Memorial Service

Today was very challenging. We had a memorial service for the many residents who have passed away at a nearby nursing home where I provide psychological services.

I was asked to speak for a few minutes, after the opening prayer. I stressed that grief is individual, and that we need to feel free to express our emotions. I shared a poem about losing a loved one. Surprisingly, I was able to maintain my composure while reading these words.

There was a slide show, with pictures of the residents who have passed away. It was accompanied by very inspirational music. Soon into watching this slide show, my tears began to freely flow. I cried so hard that my entire mask was completely soaked.

Of course, today’s service reminded me of the loss of my mother, which occurred nine months ago. I miss her so very much. I know that she’s in a much better place, and I do take deep comfort in that knowledge.

Nevertheless, I miss the sound of my mother’s voice, her laughter, and the way in which she always had the right words to say to make me feel much better.

Coping with Loss Inservice

Earlier today, I delivered two in-service presentations for a nearby nursing home where I provide psychological services. The topic was “”Coping with Loss.”

This 80-bed facility has recently lost twenty-one residents, due to COVID-19. The impact of responding to so many deaths, within a relatively brief period of time, has been very significant.

This was not an easy topic to research, nor about which to present.
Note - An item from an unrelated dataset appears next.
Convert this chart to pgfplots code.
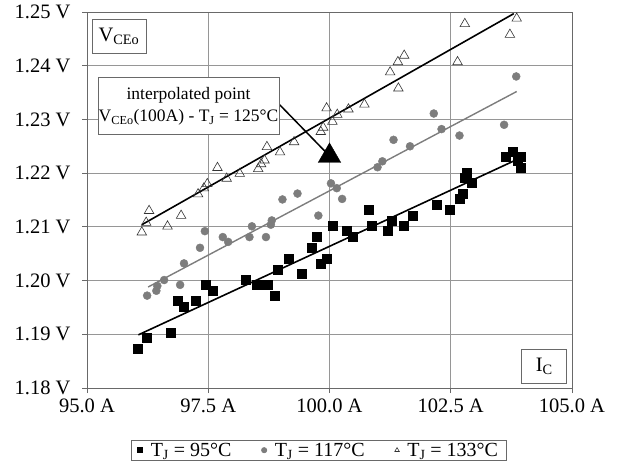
\documentclass[border=0pt]{standalone}
\usepackage{fontspec}
\setmainfont{Liberation Serif}
\usepackage{pgfplots}
\pgfplotsset{compat=1.18}

\definecolor{gridgray}{RGB}{150,150,150}
\definecolor{ptgray}{RGB}{125,125,125}
\definecolor{axisgray}{RGB}{105,105,105}
\newcommand{\lab}{\fontsize{20.5}{24}\selectfont}

\begin{document}
\begin{tikzpicture}
\begin{axis}[
  scale only axis,
  width=485pt, height=376pt,
  xmin=95, xmax=105, ymin=1.18, ymax=1.25,
  xtick={95,97.5,100,102.5,105},
  xticklabels={95.0 A,97.5 A,100.0 A,102.5 A,105.0 A},
  ytick={1.18,1.19,1.20,1.21,1.22,1.23,1.24,1.25},
  yticklabels={1.18 V,1.19 V,1.20 V,1.21 V,1.22 V,1.23 V,1.24 V,1.25 V},
  tick label style={font=\lab},
  yticklabel style={xshift=-8pt},
  xticklabel style={yshift=-2pt},
  tick align=outside, xtick pos=bottom, ytick pos=left,
  major tick length=5pt,
  tick style={axisgray, line width=0.8pt},
  grid=major, grid style={gridgray, line width=0.8pt},
  axis line style={axisgray, line width=0.9pt},
  clip=false,
  legend columns=3,
  legend style={at={(0.478,-0.138)}, anchor=north, draw=axisgray,
    line width=0.8pt, font=\fontsize{20}{20}\selectfont, inner ysep=0.5pt, inner xsep=6pt,
    /tikz/every odd column/.append style={column sep=6pt},
    /tikz/every even column/.append style={column sep=28pt}},
  legend image post style={mark size=2.6pt},
]
% T_J = 95 C
\addplot[only marks, mark=square*, mark size=4.5pt, black] coordinates {
  (96.04,1.1874)(96.24,1.1893)(96.73,1.1903)(96.86,1.1962)(97.00,1.1952)
  (97.25,1.1962)(97.45,1.1992)(97.60,1.1982)(98.27,1.2001)(98.50,1.1992)
  (98.60,1.1992)(98.73,1.1992)(98.88,1.1972)(98.94,1.2021)(99.15,1.2041)
  (99.43,1.2012)(99.63,1.2061)(99.74,1.2081)(99.82,1.2031)(99.94,1.2041)
  (100.07,1.2103)(100.35,1.2092)(100.48,1.2082)(100.81,1.2132)(100.88,1.2103)
  (101.21,1.2092)(101.28,1.2112)(101.54,1.2103)(101.71,1.2121)(102.22,1.2142)
  (102.47,1.2132)(102.68,1.2152)(102.75,1.2162)(102.78,1.2191)(102.82,1.2201)
  (102.93,1.2182)(103.64,1.2231)(103.78,1.2239)(103.87,1.2224)(103.94,1.2231)
  (103.94,1.2211)
};
\addlegendentry{T\textsubscript{J} = 95°C}
% T_J = 117 C
\addplot[only marks, mark=*, mark size=4pt, ptgray, mark options={draw=ptgray, fill=ptgray}] coordinates {
  (96.24,1.1972)(96.43,1.1981)(96.45,1.1990)(96.59,1.2001)(96.92,1.1992)
  (97.00,1.2032)(97.33,1.2061)(97.43,1.2092)(97.80,1.2081)(97.91,1.2072)
  (98.35,1.2081)(98.40,1.2101)(98.69,1.2081)(98.81,1.2112)(98.79,1.2104)
  (99.03,1.2151)(99.34,1.2162)(99.77,1.2121)(100.03,1.2181)(100.15,1.2172)
  (100.26,1.2152)(100.99,1.2211)(101.09,1.2222)(101.32,1.2262)(101.66,1.2250)
  (102.15,1.2311)(102.31,1.2282)(102.68,1.2270)(103.60,1.2290)(103.85,1.2380)
};
\addlegendentry{T\textsubscript{J} = 117°C}
% T_J = 133 C
\addplot[only marks, mark=triangle, mark size=5.5pt, black!80, mark options={line width=0.6pt}] coordinates {
  (96.13,1.2090)(96.22,1.2108)(96.28,1.2130)(96.66,1.2101)(96.94,1.2121)
  (97.29,1.2161)(97.41,1.2172)(97.48,1.2180)(97.69,1.2210)(97.88,1.2190)
  (98.15,1.2199)(98.53,1.2208)(98.59,1.2217)(98.66,1.2224)(98.71,1.2249)
  (98.98,1.2239)(99.27,1.2258)(99.82,1.2277)(99.87,1.2285)(100.06,1.2296)
  (99.94,1.2321)(100.16,1.2309)(100.39,1.2319)(100.72,1.2328)(101.25,1.2388)
  (101.41,1.2407)(101.42,1.2358)(101.54,1.2419)(102.64,1.2407)(102.79,1.2478)
  (103.72,1.2458)(103.86,1.2488)
};
\addlegendentry{T\textsubscript{J} = 133°C}
% trend lines
\addplot[black, line width=1.6pt, forget plot] coordinates {(96.06,1.1899)(103.88,1.2226)};
\addplot[ptgray, line width=1.4pt, forget plot] coordinates {(96.26,1.1988)(103.86,1.2352)};
\addplot[black, line width=1.6pt, forget plot] coordinates {(96.13,1.2104)(103.80,1.2497)};
% annotation
\draw[black, line width=1.5pt] (rel axis cs:0.396,0.755) -- (axis cs:100,1.2232);
\addplot[only marks, mark=triangle*, mark size=13pt, black, forget plot] coordinates {(100,1.2232)};
\node[draw=axisgray, fill=white, line width=1pt, minimum width=181pt, minimum height=57pt,
  align=center, inner sep=0pt, font=\fontsize{17.5}{22}\selectfont]
  at (rel axis cs:0.2093,0.7487)
  {interpolated point\\V\textsubscript{CEo}(100A) - T\textsubscript{J} = 125°C};
\node[draw=axisgray, fill=white, line width=1pt, minimum width=54pt, minimum height=34pt,
  inner sep=0pt, font=\lab] at (rel axis cs:0.066,0.936) {V\textsubscript{CEo}};
\node[draw=axisgray, fill=white, line width=1pt, minimum width=45pt, minimum height=34pt,
  inner sep=0pt, font=\lab] at (rel axis cs:0.943,0.0585) {I\textsubscript{C}};
\end{axis}
\pgfresetboundingbox
\path (-87pt,-75pt) rectangle (536pt,388pt);
\end{tikzpicture}
\end{document}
So much of the material caused me to think about the death of my mother, which occurred nearly nine months ago.

I provided information about the Kubler-Ross model of grieving, as well as J. WilliamWorden’s more updated model of this challenge. I stressed that everyone experiences grief in their own unique way, that not everyone passes consecutively through the stages of grief, and that we might get stuck at a particular phase of the grieving process.

Some staff members discussed how they worked together as an effective team during this crisis. Others stated the difficulty of refraining from useful interventions, due to respecting residents’ wishes at the end of their lives.

After my presentation, I asked staff members if they wanted to share how they have been impacted by the recent loss of so many residents. Many of them shared feeling overwhelmed by the challenges of adjusting to multiple deaths within a brief period of time.

I truly felt honored to be asked to present in-services about this very important topic. I’m thankful that there’s an upcoming memorial service to honor these deeply valued residents.

Can’t Believe My Eyes

The past couple of weeks have been very interesting, with respect to my eye health. Never take your vision for granted.

Since I spend so much time providing online counseling sessions, I’ve noticed increased eye strain. I decided to invest in a pair of blue light eyeglasses to reduce this problem.

Ten days ago, I developed yet another episode of optic neuritis. Almost without exception, it has affected my right eye. I chose to let this episode resolve on its own, rather than phoning my neurologist to receive a course of steroids. The eye pain and blurred vision have now resolved, most thankfully.

Earlier today, I had my annual eye examination. Thankfully, my prescription for contact lenses has not changed. He said that my optic nerve appears healthy. Surprisingly, my eye doctor said that I have cataracts in both eyes. He said that I’m somewhat young to have developed cataracts.

Optic Neuritis, Again

This weekend, I’ve developed another episode of optic neuritis. I’ve had this MS symptom so many times.

Almost every time, optic neuritis has affected my right eye. I feel pain behind my right eye. I’m extra sensitive to bright light. In addition, I’m experiencing blurred vision.

After forty years of having MS symptoms, I’m still surprised when they seemingly develop out of nowhere. I hope this episode clears up quickly.

Feeling Weary

Today, I’m simply feeling weary. Weary of the ongoing COVID-19 pandemic, weary of the recent craziness in Washington D.C., and weary of working so hard, in utter isolation.

I’m also weary of managing so many chronic medical conditions. On a regular basis, I need to order prescriptions, schedule appointments, undergo tests, etc. I’m especially weary that so many of my prescriptions have been changed, as well as the medical expenses that I have, even with health insurance.

I have so many medical conditions that involve fatigue as a symptom, such as MS and Hashimoto’s thyroiditis. I take so many medications that list fatigue as a side effect. I have relapsing-remitting MS, which is extraordinarily stress-sensitive. When I feel stressed, my MS fatigue consistently worsens.

I’m weary of being updated about the deaths of nursing home residents whom I’ve been seeing each week, for the past few years. I’m weary of always needing to be “on” for my online counseling sessions, despite how I feel.

I know that this too shall pass, but today, I’m just plain weary.